The Truth in Lending Act

The Truth in Lending Act is a US Federal Law Protecting Consumers in Credit Transactions

The primary purpose of this federal legislation, enacted in 1968, is to make the borrower aware of exactly how much a loan will cost. There was a time when lenders could simply advertise “8 percent interest.” Unless the borrower carefully examined the exact terms of the loan — often written in difficult-to-understand legal terminology — he or she was unlikely to realize that “add-ons” might effectively double the interest being charged. Such tactics are now illegal. Today a borrower must be provided with information, written in terms that a layman can understand, which includes the following facts:

  • The finance charge: All lenders — except those lending mortgage money — must state clearly in their contracts the total amount the loan (or line of credit) is going to cost the borrower. This amount may include sums other than interest: there may also be points, handling, appraisal, loan and/or insurance fees and similar expenses.
  • The annual percentage rate (APR): All lenders must disclose their cost of credit as a yearly rate. Unless the information is given in these terms, consumers can end up paying considerably more for either closed or open-ended loans than they expected. If, for example, you borrow $1,200 for a year at 10 percent interest with the understanding that you will repay the total sum plus interest at the end of the year, you will have had the use of the full $1200 at a cost of $120. But most consumer loans are repaid in monthly installments. You therefore do not have the use of the money in full, and the interest rate is thus increased. For instance, $1320 paid back in 12 equal installments of $110 a month represents an 18 percent annual rate of interest.
  • Late payment penalties: In order to assure themselves of an adequate profit, most lenders levy penalties on borrowers who are tardy in making scheduled payments. This practice is entirely legal, but under Truth in Lending, institutions that engage in it must disclose that fact, and must also disclose the terms of the penalties.

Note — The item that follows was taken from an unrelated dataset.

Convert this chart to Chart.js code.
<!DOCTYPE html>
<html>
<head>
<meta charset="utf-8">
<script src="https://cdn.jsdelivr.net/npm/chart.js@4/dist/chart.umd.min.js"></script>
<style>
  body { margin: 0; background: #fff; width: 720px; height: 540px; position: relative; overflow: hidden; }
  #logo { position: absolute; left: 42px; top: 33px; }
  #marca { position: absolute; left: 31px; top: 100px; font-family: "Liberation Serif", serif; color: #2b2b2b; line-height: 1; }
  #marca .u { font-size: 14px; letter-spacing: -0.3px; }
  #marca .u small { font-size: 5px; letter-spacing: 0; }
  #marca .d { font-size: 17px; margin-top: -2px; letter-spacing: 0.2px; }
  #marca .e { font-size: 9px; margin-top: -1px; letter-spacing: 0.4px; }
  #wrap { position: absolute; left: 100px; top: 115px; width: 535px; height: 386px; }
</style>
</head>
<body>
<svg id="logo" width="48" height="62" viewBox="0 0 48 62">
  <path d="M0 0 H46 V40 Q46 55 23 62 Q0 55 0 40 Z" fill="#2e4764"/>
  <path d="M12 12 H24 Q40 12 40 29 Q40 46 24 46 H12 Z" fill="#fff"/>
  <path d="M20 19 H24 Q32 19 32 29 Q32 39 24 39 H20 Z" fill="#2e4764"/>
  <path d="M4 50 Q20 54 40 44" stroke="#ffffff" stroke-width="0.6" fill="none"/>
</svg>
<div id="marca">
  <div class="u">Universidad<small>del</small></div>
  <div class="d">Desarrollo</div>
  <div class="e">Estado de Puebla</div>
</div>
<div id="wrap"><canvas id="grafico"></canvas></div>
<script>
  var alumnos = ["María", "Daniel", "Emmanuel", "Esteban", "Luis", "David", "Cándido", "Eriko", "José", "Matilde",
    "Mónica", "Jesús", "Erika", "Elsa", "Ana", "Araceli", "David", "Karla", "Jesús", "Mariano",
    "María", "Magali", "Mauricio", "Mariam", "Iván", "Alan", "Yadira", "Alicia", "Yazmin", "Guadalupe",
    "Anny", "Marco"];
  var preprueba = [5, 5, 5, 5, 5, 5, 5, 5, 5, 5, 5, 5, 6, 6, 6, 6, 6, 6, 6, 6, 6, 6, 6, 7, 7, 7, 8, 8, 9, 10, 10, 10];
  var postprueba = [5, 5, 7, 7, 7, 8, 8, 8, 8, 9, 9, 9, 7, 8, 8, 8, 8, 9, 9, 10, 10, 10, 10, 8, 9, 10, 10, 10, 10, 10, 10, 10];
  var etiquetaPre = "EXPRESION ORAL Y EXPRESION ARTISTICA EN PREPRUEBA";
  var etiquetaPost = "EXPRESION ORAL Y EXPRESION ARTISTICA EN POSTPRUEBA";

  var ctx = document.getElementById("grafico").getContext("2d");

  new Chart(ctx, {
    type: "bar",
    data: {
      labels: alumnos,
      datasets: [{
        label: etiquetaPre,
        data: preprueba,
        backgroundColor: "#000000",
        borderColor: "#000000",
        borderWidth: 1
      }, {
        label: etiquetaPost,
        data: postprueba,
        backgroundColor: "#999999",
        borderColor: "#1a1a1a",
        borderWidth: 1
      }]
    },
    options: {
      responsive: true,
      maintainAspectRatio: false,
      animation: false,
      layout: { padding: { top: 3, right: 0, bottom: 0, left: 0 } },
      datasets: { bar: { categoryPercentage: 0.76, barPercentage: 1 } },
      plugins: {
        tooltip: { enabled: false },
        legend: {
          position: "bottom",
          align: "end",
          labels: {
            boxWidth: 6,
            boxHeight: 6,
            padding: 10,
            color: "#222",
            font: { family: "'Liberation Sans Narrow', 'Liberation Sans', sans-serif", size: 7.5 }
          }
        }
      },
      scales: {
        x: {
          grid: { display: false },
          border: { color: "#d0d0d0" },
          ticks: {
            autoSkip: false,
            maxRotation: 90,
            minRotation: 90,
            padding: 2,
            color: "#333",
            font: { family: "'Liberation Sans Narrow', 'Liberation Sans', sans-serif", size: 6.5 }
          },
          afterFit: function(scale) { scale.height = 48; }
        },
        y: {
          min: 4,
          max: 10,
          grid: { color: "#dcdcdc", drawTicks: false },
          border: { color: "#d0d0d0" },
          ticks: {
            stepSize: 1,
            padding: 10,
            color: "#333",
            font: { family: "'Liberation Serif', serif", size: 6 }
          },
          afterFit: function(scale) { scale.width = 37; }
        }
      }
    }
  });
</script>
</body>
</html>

In addition to the general disclosure requirements of the Truth in Lending law, there are others that relate specifically to closed and open-ended loans. Closed-end loan agreements, for example, must include the following information:

  • The date on which each payment for the loan is due.
  • The total amount the borrower will have paid out once his or her obligation has been fulfilled.
  • Whether or not a prepayment penalty — a percentage of the money still outstanding — will be levied against borrowers who pay their loans in full before the due date; and if it is levied, the amount.
  • If the interest rate is variable, the circumstances under which it changes and on what basis the rate is determined.
  • The total number of payments to be made.
  • Whether or not the loan contains a demand feature and, if it does, the terms.
  • An accurate description of any property that may have been used to secure the loan and the terms under which that property may be forfeited.

Open-ended loan agreements must include the following information:

  • Whether or not borrowers can avoid interest charges, and if so, how. Most credit card companies do not charge interest on bills that are paid in full, and under Truth in Lending, the holders of such cards must be given at least two weeks from the opening of the billing period to make their payments.
  • The differences — if any — in interest rates for different kinds of loans. Credit card companies often charge a higher rate of interest for cash advances than for purchases; if they do, this information must be given in the credit agreement. Similarly, if there is a variable rate of interest, the circumstances under which the rate may vary and the limits on the amount by which it can vary must be disclosed. Finally, any changes in interest rates must be reported to card holders, and transactions completed before the rate change is in effect must be billed at the earlier rate.
  • The lender must send the borrower a monthly statement detailing the following: previous balance; payment received; amount owed; interest; principal and date or time by which the new balance or a portion of it must be paid to avoid additional charges. The statement must also itemize all purchases made during the billing period.

Failure on the part of a lender to make the disclosures required by the Truth in Lending law gives a borrower grounds for legal action — a suit for damages, plus double the finance charges up to a maximum of $1,000. If the suit is successful, the defendant will be required to pay court costs and the plaintiff’s legal fees.

If you think any bank has violated the terms of the Truth in Lending Act, get in touch with your state banking commission; if your complaint concerns a credit card company or some other lender, report it to your state attorney general’s office.

Advertising Restrictions. The Truth in Lending Act also imposes restrictions on those who advertise credit. A bank, for example, may advertise that credit is available to “qualified customers,” but if it goes beyond that to mention specific credit terms, it must describe other basic requirements. An ad for a new home, for example, cannot merely advertise” 12 percent credit” unless it also mentions the annual percentage rate. Nor can the ad state the amount of finance charge without also stating the amount of the down payment, if any, the terms of repayment and the APR.